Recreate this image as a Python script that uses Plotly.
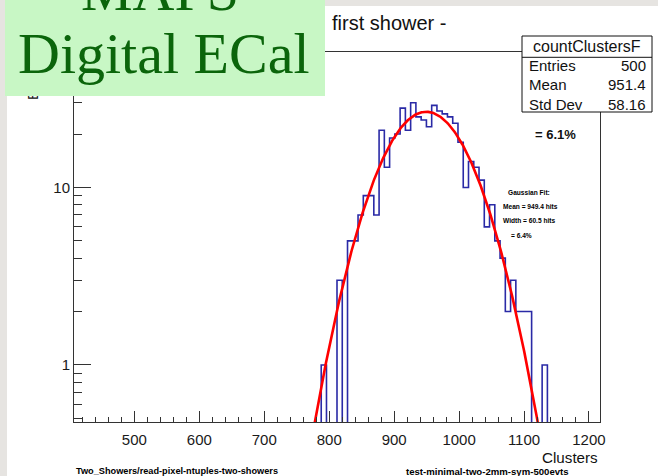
---
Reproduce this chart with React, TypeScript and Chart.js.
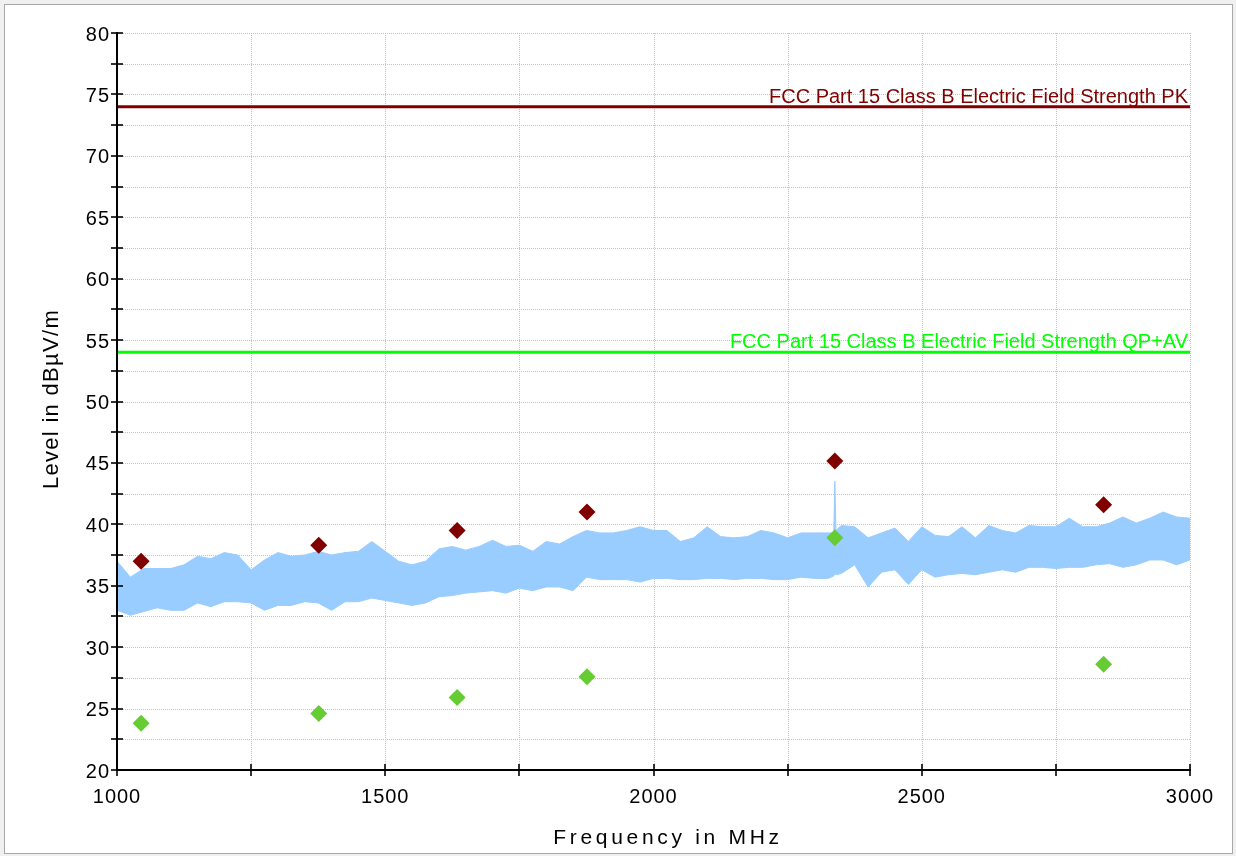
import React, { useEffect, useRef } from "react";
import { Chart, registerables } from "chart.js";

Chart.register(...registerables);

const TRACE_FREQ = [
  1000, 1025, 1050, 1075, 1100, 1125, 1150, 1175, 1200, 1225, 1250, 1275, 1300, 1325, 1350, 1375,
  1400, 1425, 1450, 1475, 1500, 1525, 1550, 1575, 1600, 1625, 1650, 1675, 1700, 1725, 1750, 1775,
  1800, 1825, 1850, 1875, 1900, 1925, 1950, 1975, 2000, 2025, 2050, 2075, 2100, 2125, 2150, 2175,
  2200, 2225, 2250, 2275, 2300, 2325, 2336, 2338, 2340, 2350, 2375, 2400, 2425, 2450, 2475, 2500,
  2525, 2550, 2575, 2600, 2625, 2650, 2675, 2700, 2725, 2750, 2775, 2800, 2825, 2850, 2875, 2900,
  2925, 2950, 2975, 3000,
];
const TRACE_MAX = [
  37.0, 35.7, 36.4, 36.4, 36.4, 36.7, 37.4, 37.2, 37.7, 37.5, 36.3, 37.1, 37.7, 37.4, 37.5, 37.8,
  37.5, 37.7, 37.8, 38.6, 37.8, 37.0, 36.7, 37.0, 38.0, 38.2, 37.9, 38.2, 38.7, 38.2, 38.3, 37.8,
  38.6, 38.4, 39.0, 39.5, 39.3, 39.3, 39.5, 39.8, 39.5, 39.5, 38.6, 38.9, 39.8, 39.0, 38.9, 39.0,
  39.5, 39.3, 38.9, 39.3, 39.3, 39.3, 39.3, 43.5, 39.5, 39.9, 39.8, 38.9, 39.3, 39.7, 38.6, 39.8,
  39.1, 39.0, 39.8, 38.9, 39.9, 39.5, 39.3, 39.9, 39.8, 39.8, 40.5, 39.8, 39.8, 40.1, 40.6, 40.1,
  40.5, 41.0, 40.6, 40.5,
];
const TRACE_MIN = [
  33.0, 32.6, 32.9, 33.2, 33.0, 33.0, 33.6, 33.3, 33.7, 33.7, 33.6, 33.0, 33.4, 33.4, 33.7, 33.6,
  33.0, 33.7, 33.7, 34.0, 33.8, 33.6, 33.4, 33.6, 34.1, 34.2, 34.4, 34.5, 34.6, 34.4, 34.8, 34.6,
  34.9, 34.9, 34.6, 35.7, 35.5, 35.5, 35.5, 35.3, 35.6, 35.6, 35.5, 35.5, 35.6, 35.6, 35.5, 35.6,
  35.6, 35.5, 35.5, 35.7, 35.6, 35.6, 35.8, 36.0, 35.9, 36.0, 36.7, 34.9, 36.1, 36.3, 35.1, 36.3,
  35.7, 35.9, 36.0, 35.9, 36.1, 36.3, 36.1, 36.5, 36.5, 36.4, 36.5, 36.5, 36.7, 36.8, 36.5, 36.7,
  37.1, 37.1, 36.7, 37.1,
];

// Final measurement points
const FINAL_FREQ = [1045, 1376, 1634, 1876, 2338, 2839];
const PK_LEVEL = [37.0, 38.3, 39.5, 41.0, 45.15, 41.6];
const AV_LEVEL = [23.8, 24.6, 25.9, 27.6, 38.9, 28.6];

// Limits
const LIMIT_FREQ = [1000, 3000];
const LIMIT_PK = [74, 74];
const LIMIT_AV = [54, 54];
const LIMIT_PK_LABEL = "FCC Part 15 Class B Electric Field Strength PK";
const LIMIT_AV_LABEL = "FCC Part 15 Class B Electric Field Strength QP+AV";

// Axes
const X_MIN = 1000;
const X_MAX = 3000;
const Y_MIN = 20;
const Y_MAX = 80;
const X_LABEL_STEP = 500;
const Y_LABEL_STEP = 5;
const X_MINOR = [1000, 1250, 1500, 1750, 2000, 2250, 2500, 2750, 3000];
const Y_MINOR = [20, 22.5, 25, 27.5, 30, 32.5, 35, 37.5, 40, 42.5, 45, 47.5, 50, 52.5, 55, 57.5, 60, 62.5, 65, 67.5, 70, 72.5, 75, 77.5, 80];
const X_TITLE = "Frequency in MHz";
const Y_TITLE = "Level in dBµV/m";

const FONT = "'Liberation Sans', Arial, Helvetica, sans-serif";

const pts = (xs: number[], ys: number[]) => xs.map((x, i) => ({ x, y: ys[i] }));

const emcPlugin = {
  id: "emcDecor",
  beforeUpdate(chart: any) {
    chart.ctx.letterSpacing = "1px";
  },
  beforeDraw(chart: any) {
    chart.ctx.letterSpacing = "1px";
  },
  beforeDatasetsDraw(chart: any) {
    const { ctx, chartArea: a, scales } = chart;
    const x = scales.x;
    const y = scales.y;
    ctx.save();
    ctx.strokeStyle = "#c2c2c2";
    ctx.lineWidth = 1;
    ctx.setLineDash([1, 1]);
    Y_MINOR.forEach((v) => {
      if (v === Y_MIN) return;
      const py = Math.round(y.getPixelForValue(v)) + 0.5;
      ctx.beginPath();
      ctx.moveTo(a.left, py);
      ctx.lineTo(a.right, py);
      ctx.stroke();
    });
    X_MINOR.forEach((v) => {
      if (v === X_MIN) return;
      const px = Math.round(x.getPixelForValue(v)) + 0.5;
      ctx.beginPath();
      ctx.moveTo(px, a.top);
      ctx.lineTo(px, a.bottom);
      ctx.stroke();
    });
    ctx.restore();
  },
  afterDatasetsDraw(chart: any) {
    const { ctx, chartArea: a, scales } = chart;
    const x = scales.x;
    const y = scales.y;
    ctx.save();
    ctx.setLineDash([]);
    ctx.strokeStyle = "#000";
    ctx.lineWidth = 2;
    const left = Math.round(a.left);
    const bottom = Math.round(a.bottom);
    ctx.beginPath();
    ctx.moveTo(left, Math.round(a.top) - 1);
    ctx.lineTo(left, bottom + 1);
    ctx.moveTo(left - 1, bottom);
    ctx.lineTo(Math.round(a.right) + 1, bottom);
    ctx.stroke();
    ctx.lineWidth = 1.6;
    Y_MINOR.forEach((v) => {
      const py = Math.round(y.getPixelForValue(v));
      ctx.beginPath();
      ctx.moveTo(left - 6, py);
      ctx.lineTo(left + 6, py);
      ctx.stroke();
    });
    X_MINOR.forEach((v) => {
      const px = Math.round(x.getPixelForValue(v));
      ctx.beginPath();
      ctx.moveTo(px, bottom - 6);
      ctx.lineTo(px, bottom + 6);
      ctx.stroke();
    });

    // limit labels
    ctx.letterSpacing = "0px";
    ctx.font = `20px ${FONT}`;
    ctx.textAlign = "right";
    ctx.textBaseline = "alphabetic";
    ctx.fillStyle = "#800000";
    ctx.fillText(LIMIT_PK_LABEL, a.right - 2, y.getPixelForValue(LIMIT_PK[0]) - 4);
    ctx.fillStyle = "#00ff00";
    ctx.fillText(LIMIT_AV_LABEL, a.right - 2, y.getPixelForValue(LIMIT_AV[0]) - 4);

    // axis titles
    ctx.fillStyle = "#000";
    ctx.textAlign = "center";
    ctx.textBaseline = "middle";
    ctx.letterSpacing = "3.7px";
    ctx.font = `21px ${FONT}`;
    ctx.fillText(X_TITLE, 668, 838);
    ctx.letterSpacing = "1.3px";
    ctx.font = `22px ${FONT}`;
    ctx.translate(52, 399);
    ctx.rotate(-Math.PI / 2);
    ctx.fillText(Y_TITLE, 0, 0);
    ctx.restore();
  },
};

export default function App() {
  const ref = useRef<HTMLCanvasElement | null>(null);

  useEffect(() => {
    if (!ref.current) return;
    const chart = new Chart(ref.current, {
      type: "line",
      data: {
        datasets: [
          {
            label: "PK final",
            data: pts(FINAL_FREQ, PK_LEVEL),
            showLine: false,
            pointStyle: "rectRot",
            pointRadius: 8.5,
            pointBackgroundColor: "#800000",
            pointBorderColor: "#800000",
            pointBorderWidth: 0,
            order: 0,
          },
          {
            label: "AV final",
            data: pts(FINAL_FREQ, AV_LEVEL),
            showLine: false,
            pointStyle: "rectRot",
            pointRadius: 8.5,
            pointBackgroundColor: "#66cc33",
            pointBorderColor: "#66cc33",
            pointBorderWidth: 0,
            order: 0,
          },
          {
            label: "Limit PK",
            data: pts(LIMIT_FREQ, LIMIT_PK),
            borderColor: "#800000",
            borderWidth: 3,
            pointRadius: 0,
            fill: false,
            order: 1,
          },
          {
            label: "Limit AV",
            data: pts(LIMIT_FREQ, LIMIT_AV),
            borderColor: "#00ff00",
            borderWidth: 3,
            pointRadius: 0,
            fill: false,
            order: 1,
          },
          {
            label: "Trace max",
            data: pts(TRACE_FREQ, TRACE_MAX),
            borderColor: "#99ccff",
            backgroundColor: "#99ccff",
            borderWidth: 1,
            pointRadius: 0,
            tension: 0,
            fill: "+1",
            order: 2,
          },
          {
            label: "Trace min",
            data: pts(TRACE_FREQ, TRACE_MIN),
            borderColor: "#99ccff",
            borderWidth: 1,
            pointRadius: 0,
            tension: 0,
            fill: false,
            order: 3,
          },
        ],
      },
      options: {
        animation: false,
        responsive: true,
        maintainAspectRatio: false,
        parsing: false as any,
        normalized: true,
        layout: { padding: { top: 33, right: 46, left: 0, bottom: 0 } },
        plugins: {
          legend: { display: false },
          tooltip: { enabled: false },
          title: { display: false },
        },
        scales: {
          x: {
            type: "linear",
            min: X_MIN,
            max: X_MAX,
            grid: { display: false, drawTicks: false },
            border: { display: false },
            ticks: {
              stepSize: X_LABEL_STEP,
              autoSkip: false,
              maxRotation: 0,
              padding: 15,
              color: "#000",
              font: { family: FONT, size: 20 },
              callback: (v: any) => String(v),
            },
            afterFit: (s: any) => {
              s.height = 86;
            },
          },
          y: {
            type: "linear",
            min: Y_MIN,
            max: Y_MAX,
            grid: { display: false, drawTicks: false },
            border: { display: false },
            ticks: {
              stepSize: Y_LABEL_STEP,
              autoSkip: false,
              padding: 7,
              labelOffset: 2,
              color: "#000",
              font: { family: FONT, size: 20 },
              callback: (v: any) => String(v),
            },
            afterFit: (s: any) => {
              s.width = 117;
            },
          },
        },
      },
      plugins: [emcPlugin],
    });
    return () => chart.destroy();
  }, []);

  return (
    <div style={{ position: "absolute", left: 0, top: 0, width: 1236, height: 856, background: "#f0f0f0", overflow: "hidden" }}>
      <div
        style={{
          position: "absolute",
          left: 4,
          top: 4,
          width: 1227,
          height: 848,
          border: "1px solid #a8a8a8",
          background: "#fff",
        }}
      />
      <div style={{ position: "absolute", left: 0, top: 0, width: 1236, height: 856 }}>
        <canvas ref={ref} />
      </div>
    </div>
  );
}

## Task to carry out
Beginning with the line above that contains "Reproduce this chart" and finishing with the line that contains "Chart.register(...registerables);", print those lines exactly and only. Skip all pictures.

## Exercise response
Reproduce this chart with React, TypeScript and Chart.js.
import React, { useEffect, useRef } from "react";
import { Chart, registerables } from "chart.js";

Chart.register(...registerables);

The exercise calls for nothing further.